In order to establish whether the method has been successful and whether the marker gene has been removed, the researchers use a special trick: They insert a reporter gene outside the lox sites that codes for green fluorescent protein (gfp). However, the protein is formed only once the marker gene has been removed, thereby bringing the reporter gene into direct contact with a promoter – a DNA sequence that acts as a ‘gene switch’, enabling the reporter gene to be expressed. “The recombination, i.e. the reorganisation of the DNA, activates the gfp gene, which glows green, indicating that the marker gene has been removed,” explains Reustle.

From cell mass to transgenic shoot

His aim is to transfer the method, which has already been used successfully on tobacco, to grapevines as part of the biosafety research programme. Because they are long-lived, grapevines have a particularly long-term effect on the environment. But before success comes a long drawn-out process that demands a lot of patience from the scientists. Reustle explains why: On the laboratory bench in front of him are Petri dishes and test-tubes with grapevines of various sizes and at different stages of development. The raw material for the transformation is an embryogenic callus , a milky-white cell complex produced from the anthers of vine flowers. After around six months of cultivation and tending, if enough callus material is present, Agrobacteria are used as a vehicle to transfer the desired genes. “And then the tedious selection work begins,” says Reustle, pointing to a Petri dish. When plant hormones are added to the cell mass, it produces tiny shoots which will survive being transferred to a culture medium containing antibiotics only if they have integrated the lox gene construct complete with marker gene into their genome. Anything that manages to grow here is tended with loving care in climate chambers and in the greenhouse. However, it is not known how many of the plants will survive: stress often causes the plants to lose their regeneration ability. “We are pushing masses of material through. Sometimes it produces a lot, sometimes nothing at all. If we are really lucky, after one year we will have ten transformed grapevines,” explains Reustle.

Tobacco – a model plant

According to Reustle, the system is not very efficient and every laboratory has to refine the method itself, but it is still a tedious process. “If we are unlucky, it will be five to ten years before we are successful in the scientific sense,” the researcher says regretfully, looking at the tobacco plants standing between all the grapevines on the laboratory bench. Tobacco is often used as a model plant in biotechnology to test out new procedures. It has the advantage of being easy to transform and to regenerate into transgenic plants, it has a short generation time and is a practical size. Scientists call this “proof of concept”. “You can do lots of great things with tobacco,” says Reustle. Applied research on grapevines is incomparably more difficult

Mature developments

In addition, the researchers are restricting themselves to four established wine-growing varieties – and what works for one variety, by no means works for another.
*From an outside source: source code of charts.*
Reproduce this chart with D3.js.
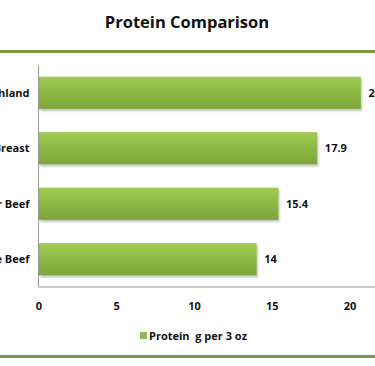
<!DOCTYPE html>
<html><head><meta charset="utf-8">
<script src="https://cdn.jsdelivr.net/npm/d3@7"></script>
<style>body{margin:0;background:#fff;overflow:hidden}svg{display:block}</style>
</head><body>
<script>
const categories = ["Scottish Highland", "Chicken Breast", "Regular Beef", "Choice Beef"];
const values = [20.7, 17.9, 15.4, 14];
const ticks = [0, 5, 10, 15, 20, 25];
const title = "Protein Comparison";
const seriesName = "Protein  g per 3 oz";

const W = 375, H = 366;
const svg = d3.select("body").append("svg").attr("width", W).attr("height", H);
const font = "'Open Sans', sans-serif";

const defs = svg.append("defs");
const grad = defs.append("linearGradient").attr("id", "g").attr("x1", 0).attr("y1", 0).attr("x2", 0).attr("y2", 1);
grad.append("stop").attr("offset", "0%").attr("stop-color", "#9fcb52");
grad.append("stop").attr("offset", "100%").attr("stop-color", "#7da53a");
const f = defs.append("filter").attr("id", "sh").attr("x", "-5%").attr("y", "-10%").attr("width", "115%").attr("height", "140%");
f.append("feDropShadow").attr("dx", 1).attr("dy", 2).attr("stdDeviation", 1.2).attr("flood-color", "#000").attr("flood-opacity", 0.25);

svg.append("text").attr("x", 187).attr("y", 28).attr("text-anchor", "middle")
  .attr("font-family", font).attr("font-weight", "bold").attr("font-size", 16.5).attr("fill", "#111").text(title);

svg.append("rect").attr("x", 0).attr("y", 50).attr("width", W).attr("height", 3).attr("fill", "#7b9a43");
svg.append("rect").attr("x", 0).attr("y", 355).attr("width", W).attr("height", 3).attr("fill", "#7b9a43");

const x0 = 38.5;
const x = d3.scaleLinear().domain([0, 25]).range([x0, x0 + 25 * 15.55]);
const y = d3.scaleBand().domain(categories).range([65, 287]).paddingInner(0.42).paddingOuter(0.21);

// plot frame
svg.append("line").attr("x1", x0).attr("x2", x0).attr("y1", 65).attr("y2", 287).attr("stroke", "#999").attr("stroke-width", 1);
svg.append("line").attr("x1", x0).attr("x2", W).attr("y1", 287).attr("y2", 287).attr("stroke", "#999").attr("stroke-width", 1);

svg.append("g").selectAll("rect").data(values).join("rect")
  .attr("x", x(0) + 0.5).attr("y", (d, i) => y(categories[i]))
  .attr("width", d => x(d) - x(0)).attr("height", y.bandwidth())
  .attr("fill", "url(#g)").attr("filter", "url(#sh)");

svg.append("g").selectAll("text").data(values).join("text")
  .attr("x", d => x(d) + 8).attr("y", (d, i) => y(categories[i]) + y.bandwidth() / 2 + 4)
  .attr("font-family", font).attr("font-weight", "bold").attr("font-size", 11).attr("fill", "#111")
  .text(d => d);

const yAxis = d3.axisLeft(y).tickSize(0).tickPadding(9);
const ya = svg.append("g").attr("transform", `translate(${x0},0)`).call(yAxis);
ya.select(".domain").remove();
ya.selectAll("text").attr("font-family", font).attr("font-weight", "bold").attr("font-size", 11).attr("fill", "#111").attr("dy", "0.35em");

const xAxis = d3.axisBottom(x).tickValues(ticks).tickSize(0).tickPadding(15).tickFormat(d3.format("d"));
const xa = svg.append("g").attr("transform", "translate(0,287)").call(xAxis);
xa.select(".domain").remove();
xa.selectAll("text").attr("font-family", font).attr("font-weight", "bold").attr("font-size", 11).attr("fill", "#111");

const lg = svg.append("g").attr("transform", "translate(140,338)");
lg.append("rect").attr("x", 0).attr("y", -6).attr("width", 7).attr("height", 7).attr("fill", "#8fbb4a");
lg.append("text").attr("x", 9).attr("y", 1.5).attr("font-family", font).attr("font-weight", "bold").attr("font-size", 11).attr("fill", "#111")
  .attr("xml:space", "preserve").style("white-space", "pre").text(seriesName);
</script>
</body></html>
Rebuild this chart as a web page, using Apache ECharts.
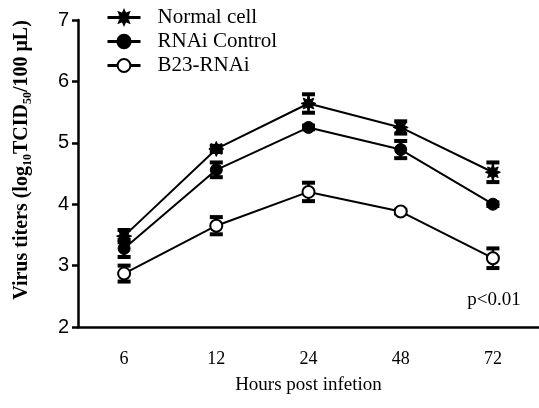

Reustle explains that the researchers feel under an obligation to the seed stock producers who helped establish the grapevine biotechnology research area years ago. In the long term, the Cre/lox system is to be linked to genes of commercial interest, e.g. a virus- or fungus-resistance gene. From the perspective of the researcher, the latter could well prove an opportunity to cut down on pesticides, which are used in large quantities in wine-growing. Even organic wine-growers are looking for reliable systems to combat the dreaded fungi. They make use of copper preparations, which contaminate the soil with heavy metals. Nevertheless, Reustle does not believe that genetically modified wine will be on the market in the near future. Wine is, after all, a “very emotional product”, a luxury product. “We may carry on researching for a few more years without anyone taking an interest in our work. It may be that what we are doing today will be of interest only in twenty years’ time and then we will be happy that we have done this preliminary work – whether it is developing a method or a product,” says the scientist with conviction. One has to think long-term, especially with long-lived crops.